> **Task details**: Pictures are not part of the copy. Give again exactly the lines from the one with "Write a web" to the one with "const redPC2 = [0.0135, -0.034, 0.050, 0.008, 0.057, -0.286];", inclusive.

— Start Given records —

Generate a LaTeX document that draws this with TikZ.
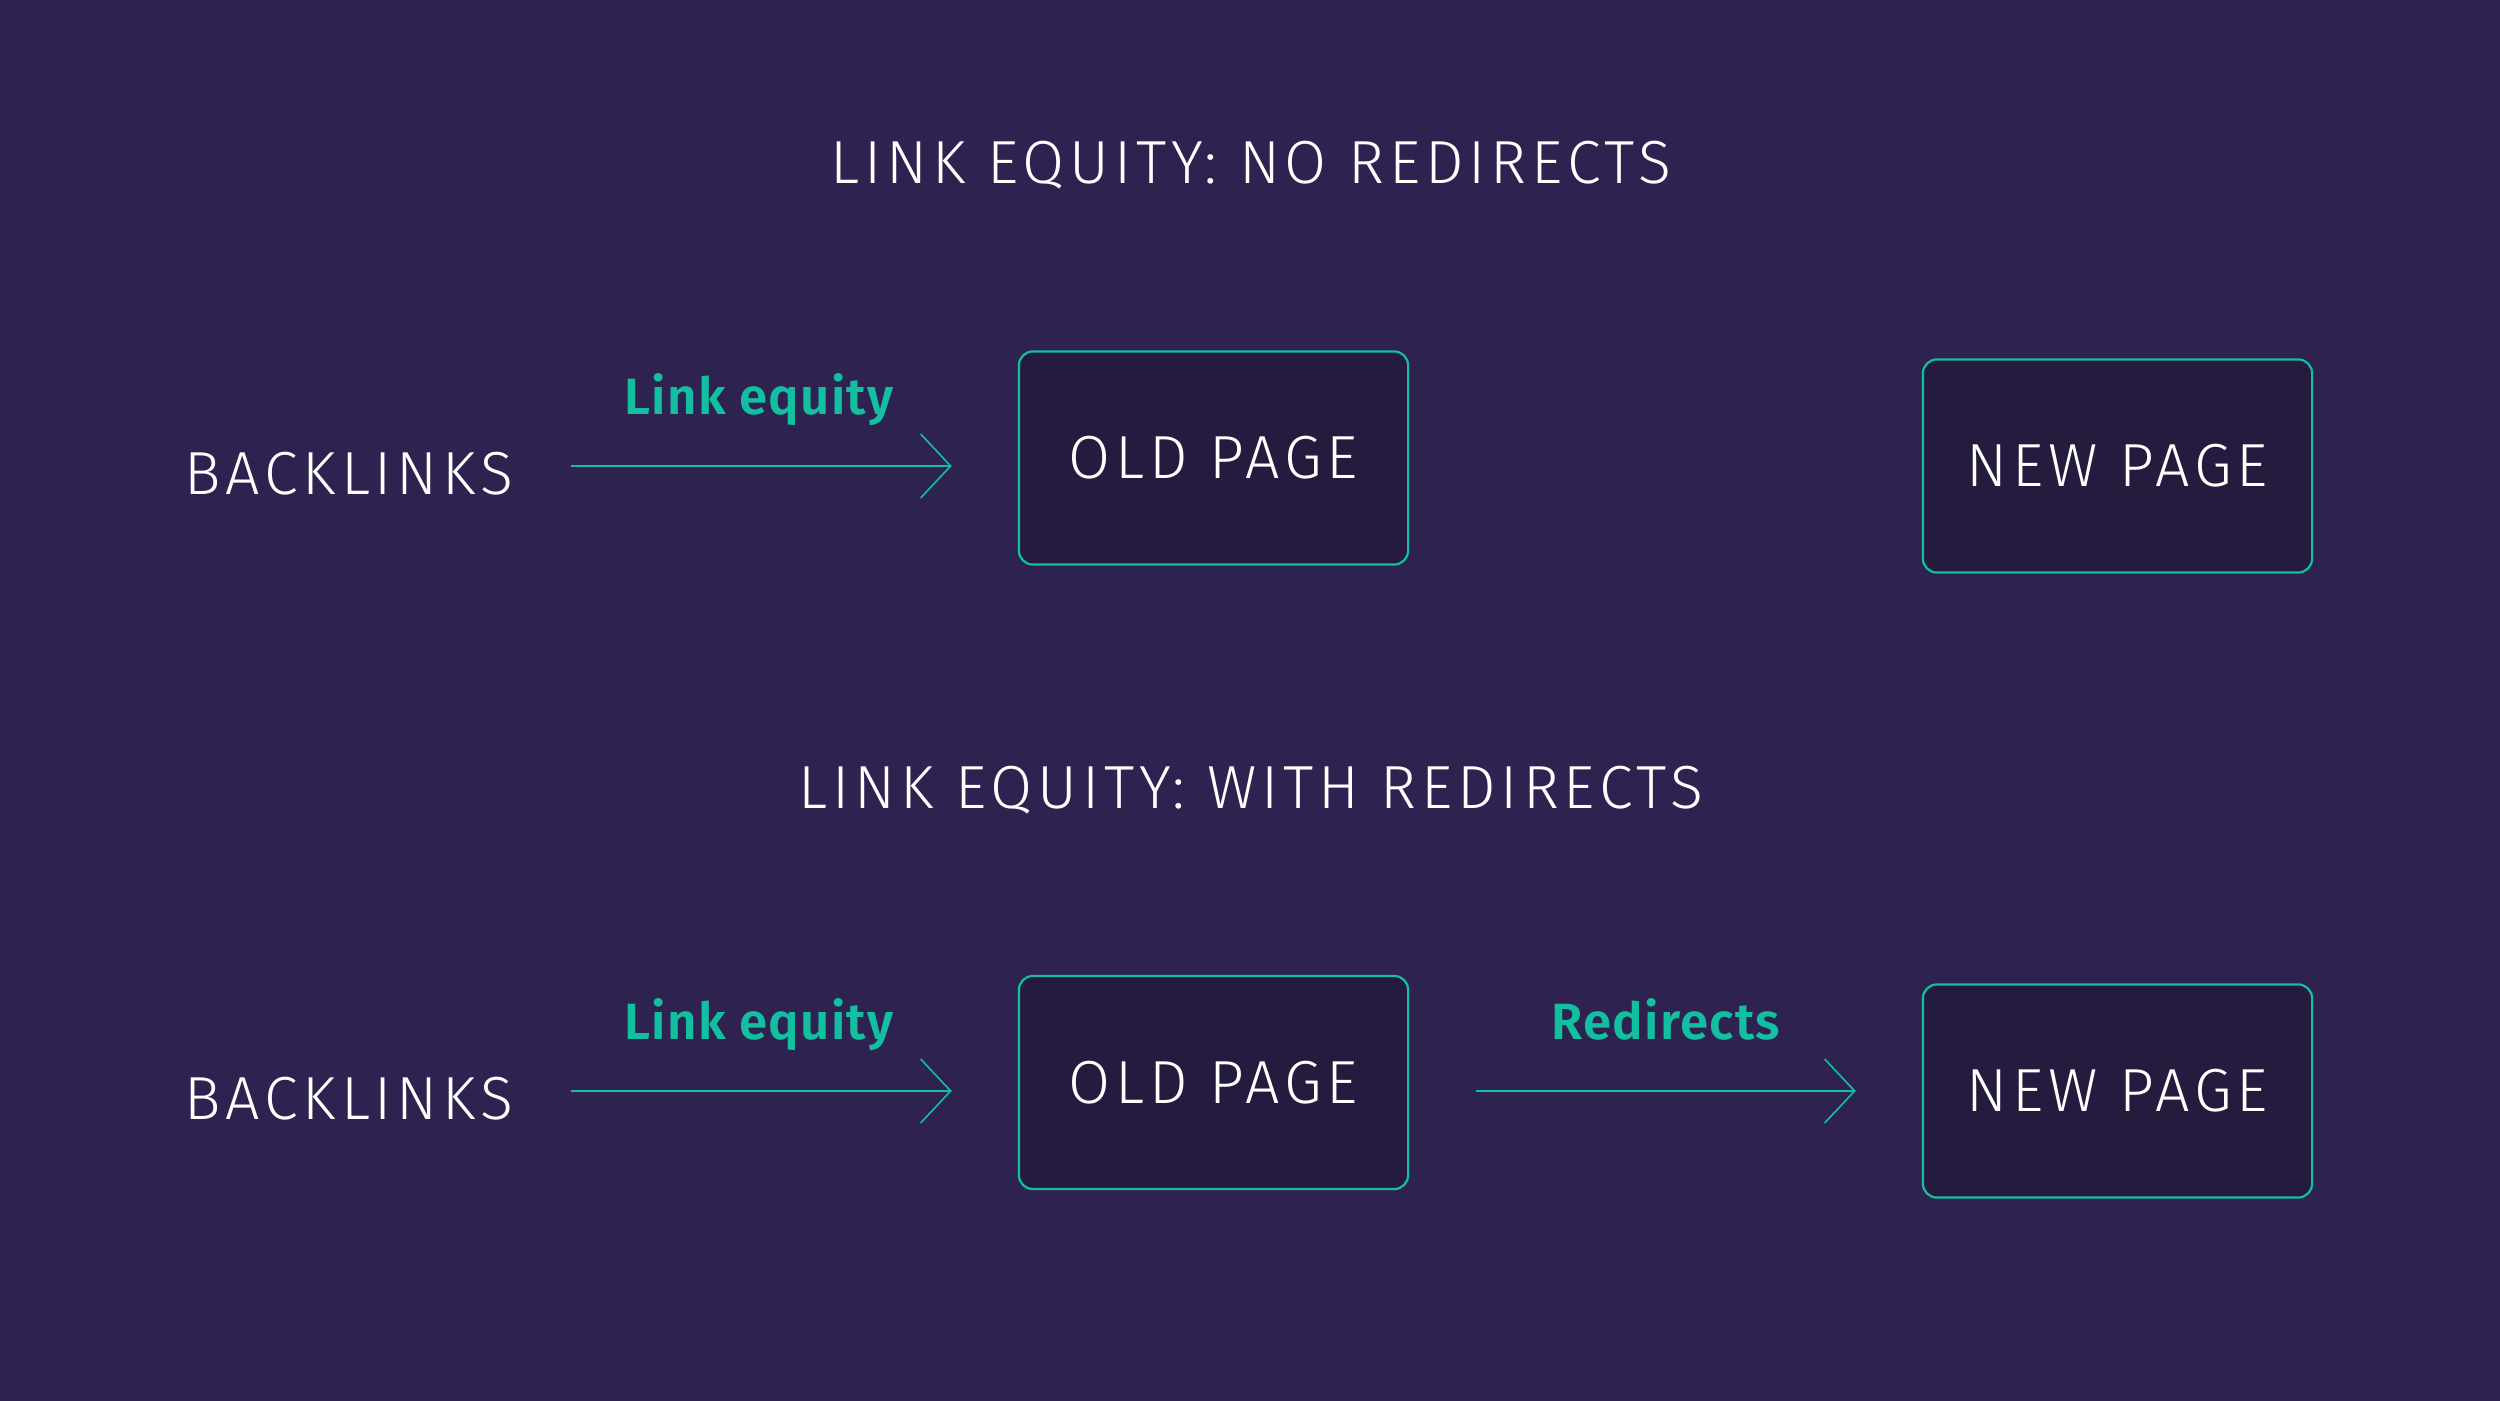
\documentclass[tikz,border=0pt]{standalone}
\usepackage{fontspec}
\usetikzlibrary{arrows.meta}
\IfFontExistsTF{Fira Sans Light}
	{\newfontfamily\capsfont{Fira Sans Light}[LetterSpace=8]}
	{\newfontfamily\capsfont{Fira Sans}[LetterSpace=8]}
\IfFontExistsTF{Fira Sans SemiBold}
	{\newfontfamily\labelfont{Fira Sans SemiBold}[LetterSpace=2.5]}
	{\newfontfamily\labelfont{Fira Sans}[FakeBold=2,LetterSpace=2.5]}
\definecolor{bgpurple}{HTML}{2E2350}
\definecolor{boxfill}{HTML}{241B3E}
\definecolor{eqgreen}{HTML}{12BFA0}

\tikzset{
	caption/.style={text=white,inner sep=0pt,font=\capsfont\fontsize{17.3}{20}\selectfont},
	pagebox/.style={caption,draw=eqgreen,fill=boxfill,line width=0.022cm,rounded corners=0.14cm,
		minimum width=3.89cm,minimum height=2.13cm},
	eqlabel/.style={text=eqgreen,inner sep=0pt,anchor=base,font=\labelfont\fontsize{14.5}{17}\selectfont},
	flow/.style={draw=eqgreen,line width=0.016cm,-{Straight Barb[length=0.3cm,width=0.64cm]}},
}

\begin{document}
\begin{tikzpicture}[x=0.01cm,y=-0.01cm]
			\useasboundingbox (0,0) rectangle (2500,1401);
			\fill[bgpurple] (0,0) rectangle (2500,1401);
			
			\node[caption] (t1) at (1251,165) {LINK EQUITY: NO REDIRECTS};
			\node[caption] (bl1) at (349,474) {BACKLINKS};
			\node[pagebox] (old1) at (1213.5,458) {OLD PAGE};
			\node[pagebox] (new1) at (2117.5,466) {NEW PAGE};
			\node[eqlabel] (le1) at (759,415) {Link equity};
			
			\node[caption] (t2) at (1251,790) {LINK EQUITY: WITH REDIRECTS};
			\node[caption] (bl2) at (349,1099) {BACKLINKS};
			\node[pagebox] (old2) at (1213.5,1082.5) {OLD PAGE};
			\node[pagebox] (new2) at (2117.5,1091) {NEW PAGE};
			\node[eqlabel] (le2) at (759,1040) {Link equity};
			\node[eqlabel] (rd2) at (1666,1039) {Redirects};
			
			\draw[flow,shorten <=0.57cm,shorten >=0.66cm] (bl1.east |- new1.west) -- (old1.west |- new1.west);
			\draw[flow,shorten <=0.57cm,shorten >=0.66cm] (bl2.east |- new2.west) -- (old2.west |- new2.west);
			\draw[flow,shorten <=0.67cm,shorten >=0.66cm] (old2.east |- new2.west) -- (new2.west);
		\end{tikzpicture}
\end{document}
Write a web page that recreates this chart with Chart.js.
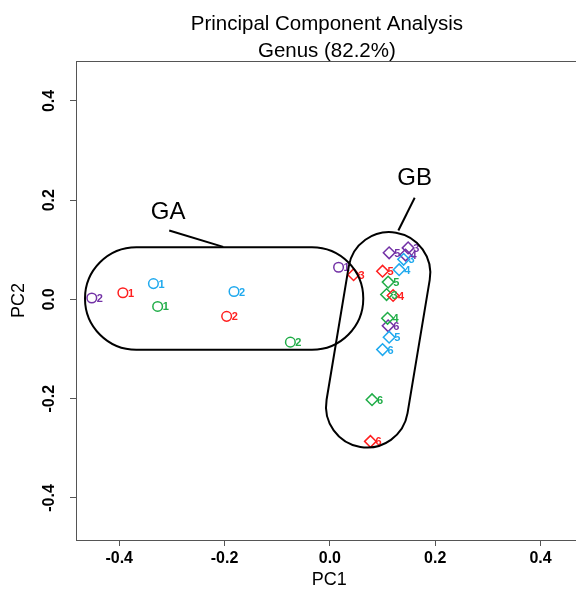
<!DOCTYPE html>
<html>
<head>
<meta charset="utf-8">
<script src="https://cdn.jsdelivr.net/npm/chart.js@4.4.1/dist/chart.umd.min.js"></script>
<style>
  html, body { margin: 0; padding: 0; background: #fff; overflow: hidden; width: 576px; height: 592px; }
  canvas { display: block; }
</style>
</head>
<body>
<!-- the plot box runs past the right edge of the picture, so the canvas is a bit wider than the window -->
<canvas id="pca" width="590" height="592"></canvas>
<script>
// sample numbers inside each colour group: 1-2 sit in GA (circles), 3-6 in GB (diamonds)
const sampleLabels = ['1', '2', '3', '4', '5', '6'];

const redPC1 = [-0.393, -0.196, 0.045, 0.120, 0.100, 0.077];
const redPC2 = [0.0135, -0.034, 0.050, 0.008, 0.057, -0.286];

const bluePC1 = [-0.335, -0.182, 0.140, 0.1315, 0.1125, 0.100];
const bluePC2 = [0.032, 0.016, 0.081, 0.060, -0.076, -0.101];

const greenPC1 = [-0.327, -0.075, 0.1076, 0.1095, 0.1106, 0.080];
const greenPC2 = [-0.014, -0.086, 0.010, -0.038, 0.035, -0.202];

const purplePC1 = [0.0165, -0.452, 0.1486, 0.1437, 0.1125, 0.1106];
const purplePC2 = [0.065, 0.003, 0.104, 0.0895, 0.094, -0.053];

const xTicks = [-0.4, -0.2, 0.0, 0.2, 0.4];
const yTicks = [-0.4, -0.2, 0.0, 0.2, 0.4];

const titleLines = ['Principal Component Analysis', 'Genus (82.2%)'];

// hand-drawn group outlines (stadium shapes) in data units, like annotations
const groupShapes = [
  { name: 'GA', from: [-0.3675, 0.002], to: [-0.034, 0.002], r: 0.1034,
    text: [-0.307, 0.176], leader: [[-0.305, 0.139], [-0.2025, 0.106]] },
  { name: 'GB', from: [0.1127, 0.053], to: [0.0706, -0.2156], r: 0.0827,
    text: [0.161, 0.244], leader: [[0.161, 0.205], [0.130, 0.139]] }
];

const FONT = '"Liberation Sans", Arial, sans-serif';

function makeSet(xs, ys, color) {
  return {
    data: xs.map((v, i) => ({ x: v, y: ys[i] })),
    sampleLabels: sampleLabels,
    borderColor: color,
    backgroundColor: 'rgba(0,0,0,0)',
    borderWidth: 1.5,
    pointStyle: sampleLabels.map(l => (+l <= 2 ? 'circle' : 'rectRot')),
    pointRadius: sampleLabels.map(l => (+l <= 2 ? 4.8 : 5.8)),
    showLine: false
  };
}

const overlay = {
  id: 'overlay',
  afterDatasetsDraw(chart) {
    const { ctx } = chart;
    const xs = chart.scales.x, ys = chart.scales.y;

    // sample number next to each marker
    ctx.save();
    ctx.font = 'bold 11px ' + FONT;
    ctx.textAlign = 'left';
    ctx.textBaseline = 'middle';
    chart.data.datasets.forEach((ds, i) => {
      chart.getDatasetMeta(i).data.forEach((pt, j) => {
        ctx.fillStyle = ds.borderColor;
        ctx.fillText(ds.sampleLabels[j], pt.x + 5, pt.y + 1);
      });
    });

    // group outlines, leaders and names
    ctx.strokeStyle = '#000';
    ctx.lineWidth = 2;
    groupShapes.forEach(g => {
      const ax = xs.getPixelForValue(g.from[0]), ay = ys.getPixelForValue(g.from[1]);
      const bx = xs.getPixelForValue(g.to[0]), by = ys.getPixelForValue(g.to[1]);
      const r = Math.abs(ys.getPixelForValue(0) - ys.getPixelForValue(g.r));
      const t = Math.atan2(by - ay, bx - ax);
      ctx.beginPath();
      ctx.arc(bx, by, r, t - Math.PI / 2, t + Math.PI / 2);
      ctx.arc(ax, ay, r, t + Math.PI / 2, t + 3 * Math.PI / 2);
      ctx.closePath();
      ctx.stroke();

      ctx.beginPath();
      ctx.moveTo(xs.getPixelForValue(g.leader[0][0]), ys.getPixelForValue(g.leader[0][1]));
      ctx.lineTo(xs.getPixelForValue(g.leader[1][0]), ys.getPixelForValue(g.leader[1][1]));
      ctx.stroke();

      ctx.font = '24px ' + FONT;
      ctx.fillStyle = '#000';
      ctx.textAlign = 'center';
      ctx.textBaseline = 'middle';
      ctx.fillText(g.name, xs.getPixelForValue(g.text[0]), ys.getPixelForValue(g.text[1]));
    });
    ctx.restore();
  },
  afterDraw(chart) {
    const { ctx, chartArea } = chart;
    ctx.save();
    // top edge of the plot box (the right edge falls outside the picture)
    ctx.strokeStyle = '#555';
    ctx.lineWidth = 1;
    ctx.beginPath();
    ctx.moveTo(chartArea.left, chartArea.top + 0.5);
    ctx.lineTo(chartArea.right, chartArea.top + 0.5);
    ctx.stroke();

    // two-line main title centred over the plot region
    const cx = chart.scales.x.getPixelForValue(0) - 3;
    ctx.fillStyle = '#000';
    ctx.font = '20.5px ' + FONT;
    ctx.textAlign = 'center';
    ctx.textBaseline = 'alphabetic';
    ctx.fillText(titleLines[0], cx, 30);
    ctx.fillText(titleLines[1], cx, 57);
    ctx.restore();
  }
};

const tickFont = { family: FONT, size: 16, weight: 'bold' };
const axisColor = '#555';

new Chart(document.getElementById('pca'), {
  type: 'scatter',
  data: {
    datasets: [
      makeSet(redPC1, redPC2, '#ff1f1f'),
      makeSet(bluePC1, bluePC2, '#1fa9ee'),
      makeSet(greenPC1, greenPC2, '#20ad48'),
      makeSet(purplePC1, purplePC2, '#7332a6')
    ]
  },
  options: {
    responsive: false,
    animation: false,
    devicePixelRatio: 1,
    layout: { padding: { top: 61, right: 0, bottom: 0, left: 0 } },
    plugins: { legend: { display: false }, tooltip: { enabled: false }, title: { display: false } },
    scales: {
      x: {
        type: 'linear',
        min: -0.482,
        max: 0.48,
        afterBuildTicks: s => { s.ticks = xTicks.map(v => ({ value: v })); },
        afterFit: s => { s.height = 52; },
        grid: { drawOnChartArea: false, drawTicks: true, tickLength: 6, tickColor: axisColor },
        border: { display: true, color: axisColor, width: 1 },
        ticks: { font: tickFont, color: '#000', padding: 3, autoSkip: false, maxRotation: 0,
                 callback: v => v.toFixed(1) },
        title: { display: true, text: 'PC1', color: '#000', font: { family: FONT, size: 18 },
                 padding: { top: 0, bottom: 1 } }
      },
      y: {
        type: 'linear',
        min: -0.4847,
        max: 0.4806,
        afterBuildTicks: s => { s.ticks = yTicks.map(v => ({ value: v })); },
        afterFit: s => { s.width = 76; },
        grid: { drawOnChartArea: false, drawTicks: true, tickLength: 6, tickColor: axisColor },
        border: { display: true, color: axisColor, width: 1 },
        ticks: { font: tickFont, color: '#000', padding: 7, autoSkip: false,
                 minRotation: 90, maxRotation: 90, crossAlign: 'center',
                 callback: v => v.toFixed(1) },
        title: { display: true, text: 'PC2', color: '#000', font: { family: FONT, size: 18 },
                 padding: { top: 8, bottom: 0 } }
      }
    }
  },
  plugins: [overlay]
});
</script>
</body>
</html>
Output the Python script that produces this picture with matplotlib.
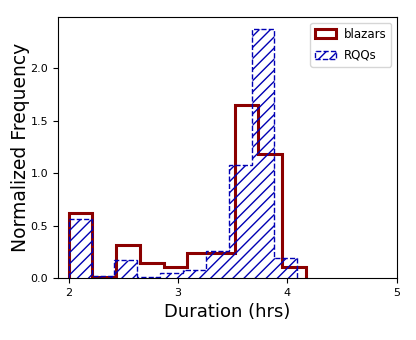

— End Given records —

> **Solved problem**:
Write a web page that recreates this chart with Chart.js.
<!DOCTYPE html>
<html>
<head>
<meta charset="utf-8">
<script src="https://cdn.jsdelivr.net/npm/chart.js@4.4.1/dist/chart.umd.min.js"></script>
<style>
  html, body { margin: 0; padding: 0; background: #fff; overflow: hidden; width: 576px; height: 592px; }
  canvas { display: block; }
</style>
</head>
<body>
<!-- the plot box runs past the right edge of the picture, so the canvas is a bit wider than the window -->
<canvas id="pca" width="590" height="592"></canvas>
<script>
// sample numbers inside each colour group: 1-2 sit in GA (circles), 3-6 in GB (diamonds)
const sampleLabels = ['1', '2', '3', '4', '5', '6'];

const redPC1 = [-0.393, -0.196, 0.045, 0.120, 0.100, 0.077];
const redPC2 = [0.0135, -0.034, 0.050, 0.008, 0.057, -0.286];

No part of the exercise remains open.